## START Dataset excerpt
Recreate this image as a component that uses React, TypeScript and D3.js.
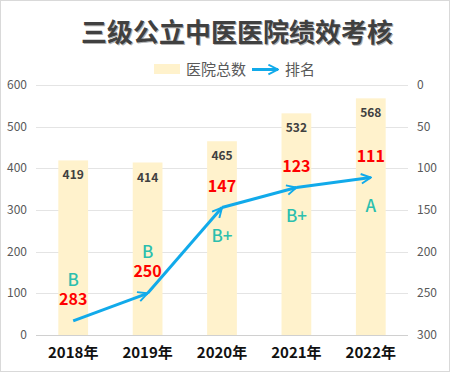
import React, { useEffect, useRef } from 'react';
import * as d3 from 'd3';

const years = ['2018年', '2019年', '2020年', '2021年', '2022年'];
const hospitals = [419, 414, 465, 532, 568];
const ranks = [283, 250, 147, 123, 111];
const grades = ['B', 'B', 'B+', 'B+', 'A'];
// grade label above the rank label (true) or below the point (false)
const gradeAbove = [true, true, false, false, false];
const leftTicks = [0, 100, 200, 300, 400, 500, 600];
const rightTicks = [0, 50, 100, 150, 200, 250, 300];

const FONT = '"Noto Sans CJK SC", "Microsoft YaHei", sans-serif';

const App: React.FC = () => {
  const svgRef = useRef<SVGSVGElement | null>(null);

  useEffect(() => {
    if (!svgRef.current) return;
    const svg = d3.select(svgRef.current);
    svg.selectAll('*').remove();

    const width = 450;
    const height = 372;
    const margin = { top: 85, right: 42, bottom: 37, left: 36 };

    // border
    svg.append('rect')
      .attr('x', 0.5).attr('y', 0.5)
      .attr('width', width - 1).attr('height', height - 1)
      .attr('fill', '#fff').attr('stroke', '#d9d9d9');

    const x = d3.scaleBand<string>()
      .domain(years)
      .range([margin.left, width - margin.right])
      .paddingInner(0.6).paddingOuter(0.3);

    const yL = d3.scaleLinear().domain([0, 600]).range([height - margin.bottom, margin.top]);
    const yR = d3.scaleLinear().domain([0, 300]).range([margin.top, height - margin.bottom]);

    // title
    const title = svg.append('g');
    title.append('text')
      .attr('x', 238).attr('y', 43)
      .attr('text-anchor', 'middle')
      .style('font', `bold 26px ${FONT}`)
      .attr('fill', '#b0b0b0')
      .text('三级公立中医医院绩效考核');
    title.append('text')
      .attr('x', 237).attr('y', 42)
      .attr('text-anchor', 'middle')
      .style('font', `bold 26px ${FONT}`)
      .attr('fill', '#404040')
      .text('三级公立中医医院绩效考核');

    // legend
    svg.append('rect')
      .attr('x', 154).attr('y', 64).attr('width', 26).attr('height', 10)
      .attr('fill', '#fff2cc');
    svg.append('text')
      .attr('x', 186).attr('y', 75)
      .style('font', `15px ${FONT}`)
      .attr('fill', '#595959')
      .text('医院总数');
    svg.append('defs').append('marker')
      .attr('id', 'arr')
      .attr('viewBox', '0 0 10 10')
      .attr('refX', 9).attr('refY', 5)
      .attr('markerWidth', 4).attr('markerHeight', 4)
      .attr('markerUnits', 'strokeWidth')
      .attr('orient', 'auto')
      .append('path')
      .attr('d', 'M1,1 L9,5 L1,9')
      .attr('fill', 'none')
      .attr('stroke', '#11aaea')
      .attr('stroke-width', 1.6)
      .attr('stroke-linejoin', 'miter');
    svg.append('line')
      .attr('x1', 252).attr('x2', 278).attr('y1', 69.5).attr('y2', 69.5)
      .attr('stroke', '#11aaea').attr('stroke-width', 3)
      .attr('marker-end', 'url(#arr)');
    svg.append('text')
      .attr('x', 285).attr('y', 75)
      .style('font', `15px ${FONT}`)
      .attr('fill', '#595959')
      .text('排名');

    // grid
    svg.append('g')
      .selectAll('line')
      .data(leftTicks)
      .join('line')
      .attr('x1', margin.left).attr('x2', width - margin.right)
      .attr('y1', d => Math.round(yL(d)) + 0.5).attr('y2', d => Math.round(yL(d)) + 0.5)
      .attr('stroke', d => (d === 0 ? '#d0d0d0' : '#e4e4e4'))
      .attr('stroke-width', 1);

    // left axis labels
    svg.append('g')
      .selectAll('text')
      .data(leftTicks)
      .join('text')
      .attr('x', 27).attr('y', d => yL(d) + 4)
      .attr('text-anchor', 'end')
      .style('font', `12px ${FONT}`)
      .attr('fill', '#595959')
      .text(d => d);

    // right axis labels
    svg.append('g')
      .selectAll('text')
      .data(rightTicks)
      .join('text')
      .attr('x', 417).attr('y', d => yR(d) + 4)
      .style('font', `12px ${FONT}`)
      .attr('fill', '#595959')
      .text(d => d);

    // bars
    svg.append('g')
      .selectAll('rect')
      .data(hospitals)
      .join('rect')
      .attr('x', (d, i) => x(years[i])!)
      .attr('width', x.bandwidth())
      .attr('y', d => yL(d))
      .attr('height', d => yL(0) - yL(d))
      .attr('fill', '#fff2cc');

    svg.append('g')
      .selectAll('text')
      .data(hospitals)
      .join('text')
      .attr('x', (d, i) => x(years[i])! + x.bandwidth() / 2)
      .attr('y', d => yL(d) + 19)
      .attr('text-anchor', 'middle')
      .style('font', `bold 12px ${FONT}`)
      .attr('fill', '#404040')
      .text(d => d);

    // x labels
    svg.append('g')
      .selectAll('text')
      .data(years)
      .join('text')
      .attr('x', d => x(d)! + x.bandwidth() / 2)
      .attr('y', 358)
      .attr('text-anchor', 'middle')
      .style('font', `bold 15px ${FONT}`)
      .attr('fill', '#111')
      .text(d => d);

    // rank line: one segment per step, arrow at each end
    const pts = ranks.map((r, i) => [x(years[i])! + x.bandwidth() / 2, yR(r)] as [number, number]);
    const seg = d3.line();
    const lineG = svg.append('g');
    for (let i = 0; i < pts.length - 1; i++) {
      lineG.append('path')
        .attr('d', seg([pts[i], pts[i + 1]]))
        .attr('fill', 'none')
        .attr('stroke', '#11aaea')
        .attr('stroke-width', 3)
        .attr('marker-end', 'url(#arr)');
    }

    // rank labels
    svg.append('g')
      .selectAll('text')
      .data(ranks)
      .join('text')
      .attr('x', (d, i) => pts[i][0])
      .attr('y', (d, i) => pts[i][1] - 16)
      .attr('text-anchor', 'middle')
      .style('font', `bold 16px ${FONT}`)
      .attr('fill', '#ff0000')
      .text(d => d);

    // grade labels
    svg.append('g')
      .selectAll('text')
      .data(grades)
      .join('text')
      .attr('x', (d, i) => pts[i][0])
      .attr('y', (d, i) => (gradeAbove[i] ? pts[i][1] - 35 : pts[i][1] + 34))
      .attr('text-anchor', 'middle')
      .style('font', `500 17px ${FONT}`)
      .attr('fill', '#2cbfae')
      .text(d => d);
  }, []);

  return (
    <svg
      ref={svgRef}
      width={450}
      height={372}
      style={{ position: 'absolute', left: 0, top: 0 }}
    />
  );
};

export default App;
## END Dataset excerpt
→ **Work to complete**: Make an exact copy of the data, leaving its pictures out.

→ **Correct answer**:
Recreate this image as a component that uses React, TypeScript and D3.js.
import React, { useEffect, useRef } from 'react';
import * as d3 from 'd3';

const years = ['2018年', '2019年', '2020年', '2021年', '2022年'];
const hospitals = [419, 414, 465, 532, 568];
const ranks = [283, 250, 147, 123, 111];
const grades = ['B', 'B', 'B+', 'B+', 'A'];
// grade label above the rank label (true) or below the point (false)
const gradeAbove = [true, true, false, false, false];
const leftTicks = [0, 100, 200, 300, 400, 500, 600];
const rightTicks = [0, 50, 100, 150, 200, 250, 300];

const FONT = '"Noto Sans CJK SC", "Microsoft YaHei", sans-serif';

const App: React.FC = () => {
  const svgRef = useRef<SVGSVGElement | null>(null);

  useEffect(() => {
    if (!svgRef.current) return;
    const svg = d3.select(svgRef.current);
    svg.selectAll('*').remove();

    const width = 450;
    const height = 372;
    const margin = { top: 85, right: 42, bottom: 37, left: 36 };

    // border
    svg.append('rect')
      .attr('x', 0.5).attr('y', 0.5)
      .attr('width', width - 1).attr('height', height - 1)
      .attr('fill', '#fff').attr('stroke', '#d9d9d9');

    const x = d3.scaleBand<string>()
      .domain(years)
      .range([margin.left, width - margin.right])
      .paddingInner(0.6).paddingOuter(0.3);

    const yL = d3.scaleLinear().domain([0, 600]).range([height - margin.bottom, margin.top]);
    const yR = d3.scaleLinear().domain([0, 300]).range([margin.top, height - margin.bottom]);

    // title
    const title = svg.append('g');
    title.append('text')
      .attr('x', 238).attr('y', 43)
      .attr('text-anchor', 'middle')
      .style('font', `bold 26px ${FONT}`)
      .attr('fill', '#b0b0b0')
      .text('三级公立中医医院绩效考核');
    title.append('text')
      .attr('x', 237).attr('y', 42)
      .attr('text-anchor', 'middle')
      .style('font', `bold 26px ${FONT}`)
      .attr('fill', '#404040')
      .text('三级公立中医医院绩效考核');

    // legend
    svg.append('rect')
      .attr('x', 154).attr('y', 64).attr('width', 26).attr('height', 10)
      .attr('fill', '#fff2cc');
    svg.append('text')
      .attr('x', 186).attr('y', 75)
      .style('font', `15px ${FONT}`)
      .attr('fill', '#595959')
      .text('医院总数');
    svg.append('defs').append('marker')
      .attr('id', 'arr')
      .attr('viewBox', '0 0 10 10')
      .attr('refX', 9).attr('refY', 5)
      .attr('markerWidth', 4).attr('markerHeight', 4)
      .attr('markerUnits', 'strokeWidth')
      .attr('orient', 'auto')
      .append('path')
      .attr('d', 'M1,1 L9,5 L1,9')
      .attr('fill', 'none')
      .attr('stroke', '#11aaea')
      .attr('stroke-width', 1.6)
      .attr('stroke-linejoin', 'miter');
    svg.append('line')
      .attr('x1', 252).attr('x2', 278).attr('y1', 69.5).attr('y2', 69.5)
      .attr('stroke', '#11aaea').attr('stroke-width', 3)
      .attr('marker-end', 'url(#arr)');
    svg.append('text')
      .attr('x', 285).attr('y', 75)
      .style('font', `15px ${FONT}`)
      .attr('fill', '#595959')
      .text('排名');

    // grid
    svg.append('g')
      .selectAll('line')
      .data(leftTicks)
      .join('line')
      .attr('x1', margin.left).attr('x2', width - margin.right)
      .attr('y1', d => Math.round(yL(d)) + 0.5).attr('y2', d => Math.round(yL(d)) + 0.5)
      .attr('stroke', d => (d === 0 ? '#d0d0d0' : '#e4e4e4'))
      .attr('stroke-width', 1);

    // left axis labels
    svg.append('g')
      .selectAll('text')
      .data(leftTicks)
      .join('text')
      .attr('x', 27).attr('y', d => yL(d) + 4)
      .attr('text-anchor', 'end')
      .style('font', `12px ${FONT}`)
      .attr('fill', '#595959')
      .text(d => d);

    // right axis labels
    svg.append('g')
      .selectAll('text')
      .data(rightTicks)
      .join('text')
      .attr('x', 417).attr('y', d => yR(d) + 4)
      .style('font', `12px ${FONT}`)
      .attr('fill', '#595959')
      .text(d => d);

    // bars
    svg.append('g')
      .selectAll('rect')
      .data(hospitals)
      .join('rect')
      .attr('x', (d, i) => x(years[i])!)
      .attr('width', x.bandwidth())
      .attr('y', d => yL(d))
      .attr('height', d => yL(0) - yL(d))
      .attr('fill', '#fff2cc');

    svg.append('g')
      .selectAll('text')
      .data(hospitals)
      .join('text')
      .attr('x', (d, i) => x(years[i])! + x.bandwidth() / 2)
      .attr('y', d => yL(d) + 19)
      .attr('text-anchor', 'middle')
      .style('font', `bold 12px ${FONT}`)
      .attr('fill', '#404040')
      .text(d => d);

    // x labels
    svg.append('g')
      .selectAll('text')
      .data(years)
      .join('text')
      .attr('x', d => x(d)! + x.bandwidth() / 2)
      .attr('y', 358)
      .attr('text-anchor', 'middle')
      .style('font', `bold 15px ${FONT}`)
      .attr('fill', '#111')
      .text(d => d);

    // rank line: one segment per step, arrow at each end
    const pts = ranks.map((r, i) => [x(years[i])! + x.bandwidth() / 2, yR(r)] as [number, number]);
    const seg = d3.line();
    const lineG = svg.append('g');
    for (let i = 0; i < pts.length - 1; i++) {
      lineG.append('path')
        .attr('d', seg([pts[i], pts[i + 1]]))
        .attr('fill', 'none')
        .attr('stroke', '#11aaea')
        .attr('stroke-width', 3)
        .attr('marker-end', 'url(#arr)');
    }

    // rank labels
    svg.append('g')
      .selectAll('text')
      .data(ranks)
      .join('text')
      .attr('x', (d, i) => pts[i][0])
      .attr('y', (d, i) => pts[i][1] - 16)
      .attr('text-anchor', 'middle')
      .style('font', `bold 16px ${FONT}`)
      .attr('fill', '#ff0000')
      .text(d => d);

    // grade labels
    svg.append('g')
      .selectAll('text')
      .data(grades)
      .join('text')
      .attr('x', (d, i) => pts[i][0])
      .attr('y', (d, i) => (gradeAbove[i] ? pts[i][1] - 35 : pts[i][1] + 34))
      .attr('text-anchor', 'middle')
      .style('font', `500 17px ${FONT}`)
      .attr('fill', '#2cbfae')
      .text(d => d);
  }, []);

  return (
    <svg
      ref={svgRef}
      width={450}
      height={372}
      style={{ position: 'absolute', left: 0, top: 0 }}
    />
  );
};

export default App;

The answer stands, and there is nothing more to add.